Welcome to the third entry in April’s Mega Mod-Ster Contest. One captivating Mega Mod will be published in every Email Alert in April. At the end of the month we’ll hold a reader vote to determine April’s winner. For information about the Mod-Ster Contest, including how to enter, click here.
Dave Riddle, Burbank, Washington
Stable Steps and Banister For Side Entry Camper
2015 Chevrolet Silverado 3500
2017 Host Mammoth
My wife and I have very much enjoyed truck camping for a number of years. We’re on our fourth camper and, as much as we enjoy it, we are also getting older and looking for ways to use the camper safely for years to come.
The biggest challenge for us was entry and exit of the camper. After discussing the possibilities of making the entry and exit safer, the decision was made to add extendable legs to the existing steps and a handrail along the side.
Looking online, we didn’t find anything that we could purchase that would work with our existing steps or a handrail that didn’t require modification. As a result, we decided to custom build our own extendable step support legs and integrated handrail system.
Our camper has four steps that fold out on the side. Like most folding steps, they are kind of springy. This is okay for a quick stop. However, when we stay parked for a longer period of time, we want a solid feel to the steps and an easily accessible and solid handrail.
Having spent the first part of my career as a certified welder and fabricator, I was comfortable with creating the extendable legs and integrated handrail system for the camper. Aside from the obvious aspects of utility and aesthetics, the new system would also have to be easily assembled and disassembled without the use of tools.
The modification started with a sketch and then a cardboard pattern of the side plates and the legs for the steps. The pattern allowed me to make changes in the design as needed before starting metal fabrication.

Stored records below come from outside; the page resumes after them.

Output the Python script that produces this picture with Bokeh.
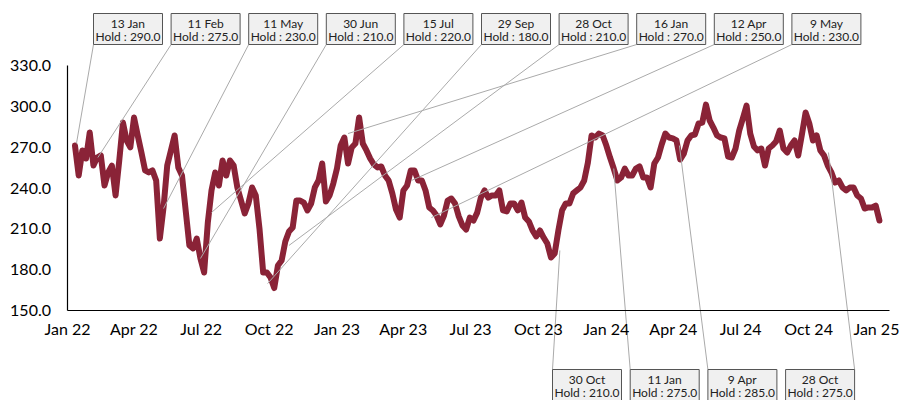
import numpy as np
import pandas as pd
from bokeh.plotting import figure
from bokeh.models import Range1d, FixedTicker, NumeralTickFormatter, DatetimeTickFormatter
from bokeh.core.properties import value
from bokeh.embed import file_html
from bokeh.resources import INLINE

# ---------------- data ----------------
series_start = "2022-01-11"
series_step = "5D"
hold_values = [
    271.2, 249.2, 267.6, 261.7, 280.8, 256.5, 262.4, 263.9, 241.8, 251.4,
    256.5, 234.5, 260.2, 288.1, 274.9, 269.8, 291.8, 278.6, 266.1, 252.9,
    251.4, 252.9, 245.5, 202.9, 225.7, 256.5, 267.6, 278.6, 255.1, 249.2,
    223.5, 197.8, 195.6, 202.9, 188.2, 177.9, 214.6, 238.2, 251.4, 241.8,
    260.2, 249.2, 260.2, 256.5, 240.4, 230.8, 221.3, 228.6, 240.4, 234.5,
    210.2, 177.9, 177.9, 174.2, 166.5, 183.1, 186.7, 200.7, 208.0, 211.0,
    230.8, 230.8, 229.3, 223.5, 228.6, 240.4, 245.5, 258.0, 230.1, 234.5,
    243.3, 254.3, 271.2, 277.1, 258.0, 269.8, 272.7, 291.8, 272.7, 267.6,
    261.7, 257.3, 255.1, 255.8, 249.2, 245.5, 236.0, 224.2, 218.3, 238.2,
    241.8, 252.9, 252.9, 245.5, 245.5, 238.2, 225.7, 223.5, 219.8, 213.2,
    219.8, 230.8, 232.3, 228.6, 219.1, 212.5, 209.5, 218.3, 216.1, 221.9,
    233.0, 238.2, 233.0, 234.5, 234.5, 238.2, 223.5, 222.8, 228.6, 228.6,
    223.5, 229.3, 218.3, 215.4, 208.8, 204.4, 208.8, 203.6, 199.2, 188.9,
    191.9, 208.8, 223.5, 228.6, 228.6, 236.0, 238.2, 240.4, 245.5, 258.7,
    278.6, 277.1, 280.0, 278.6, 271.2, 262.4, 254.3, 245.5, 247.7, 254.3,
    249.2, 249.2, 254.3, 255.8, 247.7, 247.7, 240.4, 258.0, 262.4, 272.0,
    280.0, 277.1, 276.4, 274.9, 260.9, 265.3, 274.9, 278.6, 279.3, 287.4,
    288.1, 301.3, 289.6, 284.4, 278.6, 277.1, 276.4, 263.1, 262.4, 269.0,
    282.2, 291.1, 300.6, 280.0, 270.5, 267.6, 269.0, 256.5, 269.0, 271.2,
    274.2, 282.2, 269.0, 266.1, 271.2, 274.9, 263.9, 279.3, 295.5, 287.4,
    274.9, 278.6, 267.6, 263.9, 256.5, 251.4, 244.0, 245.5, 240.4, 238.2,
    240.4, 240.4, 234.5, 232.3, 224.9, 225.7, 225.7, 227.1, 216.1,
]

top_labels = ["13 Jan", "11 Feb", "11 May", "30 Jun", "15 Jul", "29 Sep", "28 Oct", "16 Jan", "12 Apr", "9 May"]
top_dates = ["2022-01-13", "2022-02-11", "2022-05-11", "2022-06-30", "2022-07-15",
             "2022-09-29", "2022-10-28", "2023-01-16", "2023-04-12", "2023-05-09"]
top_holds = [290.0, 275.0, 230.0, 210.0, 220.0, 180.0, 210.0, 270.0, 250.0, 230.0]
top_points = [272.7, 262.4, 224.9, 188.2, 222.0, 169.8, 197.8, 280.0, 245.5, 218.3]

bottom_labels = ["30 Oct", "11 Jan", "9 Apr", "28 Oct"]
bottom_dates = ["2023-10-30", "2024-01-11", "2024-04-09", "2024-10-28"]
bottom_holds = [210.0, 275.0, 285.0, 275.0]
bottom_points = [194.1, 254.3, 271.2, 266.1]
bottom_anchor = ["left", "left", "left", "right"]

y_ticks = [150, 180, 210, 240, 270, 300, 330]
x_tick_dates = ["2022-01-01", "2022-04-01", "2022-07-01", "2022-10-01",
                "2023-01-01", "2023-04-01", "2023-07-01", "2023-10-01",
                "2024-01-01", "2024-04-01", "2024-07-01", "2024-10-01", "2025-01-01"]

# ---------------- helpers (layout in canvas pixels) ----------------
MS_DAY = 86400000.0
origin_ms = pd.Timestamp("2022-01-01").value / 1e6


def to_ms(d):
    return pd.Timestamp(d).value / 1e6


def x_of_px(px):
    return origin_ms + (px - 67.1) / 0.738 * MS_DAY


def y_of_px(py):
    return 150 + (310 - py) * 180.0 / 245.0


W, H = 909, 400
p = figure(width=W, height=H, x_axis_type="datetime",
           x_range=Range1d(x_of_px(0), x_of_px(W)),
           y_range=Range1d(y_of_px(H), y_of_px(0)),
           output_backend="svg", toolbar_location=None, title=None,
           min_border=0)
p.outline_line_color = None
p.grid.visible = False

# axes
p.xaxis.fixed_location = 150
p.yaxis.fixed_location = x_of_px(66.5)
p.xaxis.bounds = (x_of_px(66.5), x_of_px(889))
p.yaxis.bounds = (150, 330)
p.yaxis.ticker = FixedTicker(ticks=y_ticks)
p.yaxis.formatter = NumeralTickFormatter(format="0.0")
p.xaxis.ticker = FixedTicker(ticks=[to_ms(d) for d in x_tick_dates])
p.xaxis.formatter = DatetimeTickFormatter(days="%b %y", months="%b %y", years="%b %y")
for ax in (p.xaxis, p.yaxis):
    ax.axis_line_color = "black"
    ax.axis_line_width = 1.2
    ax.major_tick_out = 0
    ax.major_tick_in = 0
    ax.minor_tick_out = 0
    ax.minor_tick_in = 0
    ax.major_label_text_font = "Lato"
    ax.major_label_text_font_size = "16px"
    ax.major_label_text_color = "black"
p.xaxis.major_label_standoff = 8
p.yaxis.major_label_standoff = 16

# series
dates = pd.date_range(series_start, periods=len(hold_values), freq=series_step)
xs = [to_ms(d) for d in dates]
p.line(xs, hold_values, line_width=6, color="#8a2337", line_join="round", line_cap="round")

# annotations
BOX_W, BOX_H = 69, 31
lead_x0, lead_y0, lead_x1, lead_y1 = [], [], [], []
q_l, q_r, q_t, q_b = [], [], [], []
t_x, t_y, t_txt = [], [], []

for k, (lab, d, hv, pv) in enumerate(zip(top_labels, top_dates, top_holds, top_points)):
    left = 93 + 77.6 * k
    top = 13
    q_l.append(x_of_px(left)); q_r.append(x_of_px(left + BOX_W))
    q_t.append(y_of_px(top)); q_b.append(y_of_px(top + BOX_H))
    cx = x_of_px(left + BOX_W / 2)
    t_x += [cx, cx]
    t_y += [y_of_px(top + 10), y_of_px(top + 23)]
    t_txt += [lab, "Hold : %.1f" % hv]
    lead_x0.append(x_of_px(left)); lead_y0.append(y_of_px(top + BOX_H))
    lead_x1.append(to_ms(d)); lead_y1.append(pv)

for k, (lab, d, hv, pv, side) in enumerate(zip(bottom_labels, bottom_dates, bottom_holds, bottom_points, bottom_anchor)):
    left = 552 + 77.7 * k
    top = 369
    q_l.append(x_of_px(left)); q_r.append(x_of_px(left + BOX_W))
    q_t.append(y_of_px(top)); q_b.append(y_of_px(top + BOX_H))
    cx = x_of_px(left + BOX_W / 2)
    t_x += [cx, cx]
    t_y += [y_of_px(top + 10), y_of_px(top + 23)]
    t_txt += [lab, "Hold : %.1f" % hv]
    ax_px = left if side == "left" else left + BOX_W
    lead_x0.append(x_of_px(ax_px)); lead_y0.append(y_of_px(top))
    lead_x1.append(to_ms(d)); lead_y1.append(pv)

p.segment(lead_x0, lead_y0, lead_x1, lead_y1, line_color="#aaaaaa", line_width=1)
p.quad(left=q_l, right=q_r, top=q_t, bottom=q_b, fill_color="#f0f0f0",
       line_color="#555555", line_width=1)
p.text(t_x, t_y, text=t_txt, text_align="center", text_baseline="middle",
       text_font=value("Lato"), text_font_size="12px", text_color="#222222")

open("out.html", "w").write(file_html(p, INLINE))
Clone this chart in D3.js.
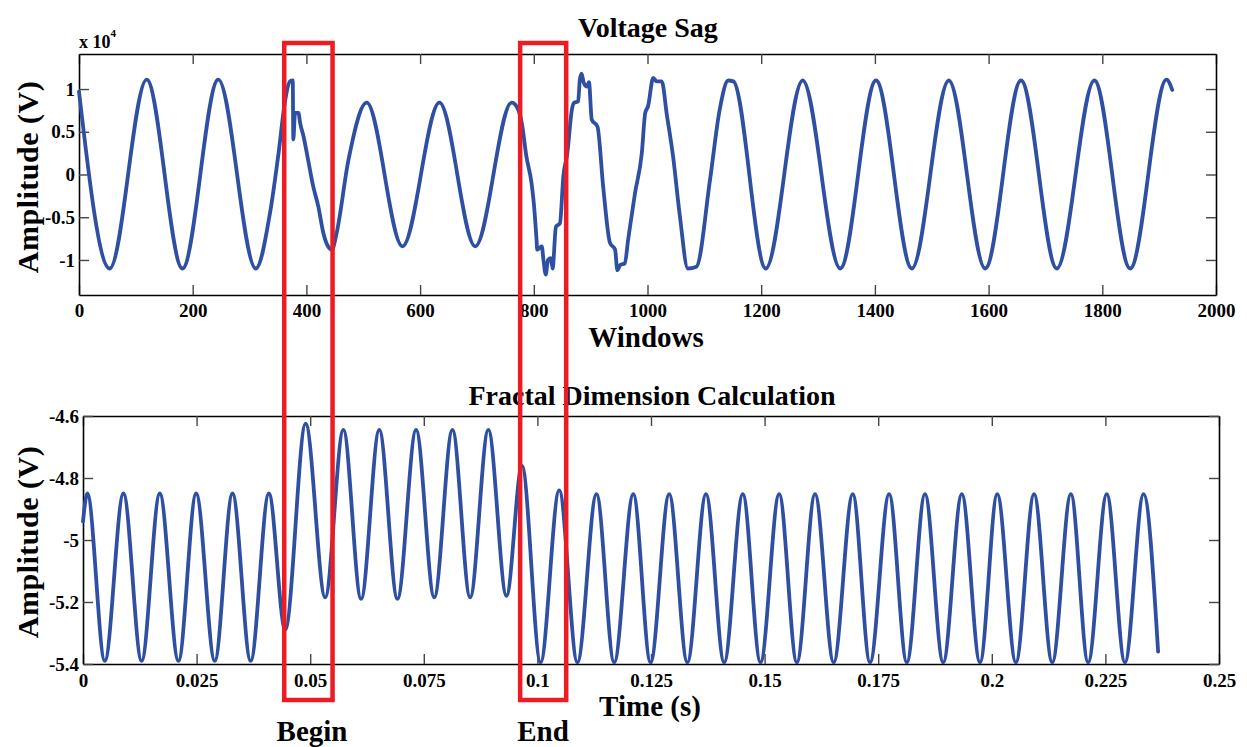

Once I had determined that the pattern was correct, I cut the pieces for the mounting plates and the leg extension tubes. The pieces were fit, then tacked together and then mounted to determine if any changes were needed.
One modification that was added at this point was a quarter-inch thick steel strip to the inside of the side plates. The modification allows the bottom step to rest on the metal strip which then transfers that weight to the legs. Attachment bolts made from #10 stainless steel machine bolts. These were fabricated to hold the side plates in place.
Above: The pencil is pointing to the quarter inch thick steel strip that’s mentioned above.
The attachment bolts use a quarter-inch diameter wing nut, which is TIG welded to the machine bolt, a #10 wing nut, and washers. The use of the smaller stainless steel bolts provide strength and adequate force to hold the plates in position without having to drill larger holes in the steps.
With the final pieces fabricated and fit, the entire leg and side plate components were MIG welded. Although designed to be used together, the leg assemblies can be used independently without the use of the handrail.
The handrail system is attached to the step’s side plate, then to a custom mount located at the base of the camper’s steps near the door. The mount furthest from the camper has an extendable leg to provide support to the ground.
The design allows the handrail to be just far enough away from the steps to provide additional room for carrying items in or out of the camper while also not impeding the deployment of the awning.
At just over 36-inches from the top of each step to the handrail, the height feels natural, is cool to the touch, and is easy to grip, providing more than adequate support. The wooden top rail is made from 1.5-inch wood doweling that has been cut out with a dado blade and sized to fit the one-inch, .095 wall steel tubing. It is attached to the metal handrail with wood screws.
The handrail is attached to the vertical handrail posts with ¼-inch carriage bolts and wing nuts. The carriage bolts are hidden underneath the wooden handrail and epoxied into place.
After everything was welded, all of the metal parts were painted with a red rust preventative paint and then finished in glossy black. The wood was finished with a light stain and then covered with three coats of polyurethane.
This modification has exceeded my expectations. The springiness is completely gone and the legs give a very stable feel to the steps. The whole system assembles easily and quickly. Deploying and adjusting the legs or handrail ground brace, or changing the leg extensions for use when the camper is on the truck is simply a matter of moving the 1/4-inch pins from one hole to another.
The handrail is very convenient and easy for both of us to use and it definitely increases the feeling of safety entering and exiting the camper. When the camper is on the truck, I can change out the shorter leg extensions for longer ones and the entire system can be used with the camper still on the truck. Additionally, the entire handrail and leg system can be taken apart with no tools and packed neatly away into the storage area of the camper.
It took me 30 to 35 hours to complete this modification and cost me approximately $50. In my opinion, the skill level of this modification is extremely hard.
Disclaimer: The modifications above are submitted by Truck Camper Magazine readers. It is your responsibility to make sure that any do-it-yourself modification project you undertake is safe, effective, and legal for your situation.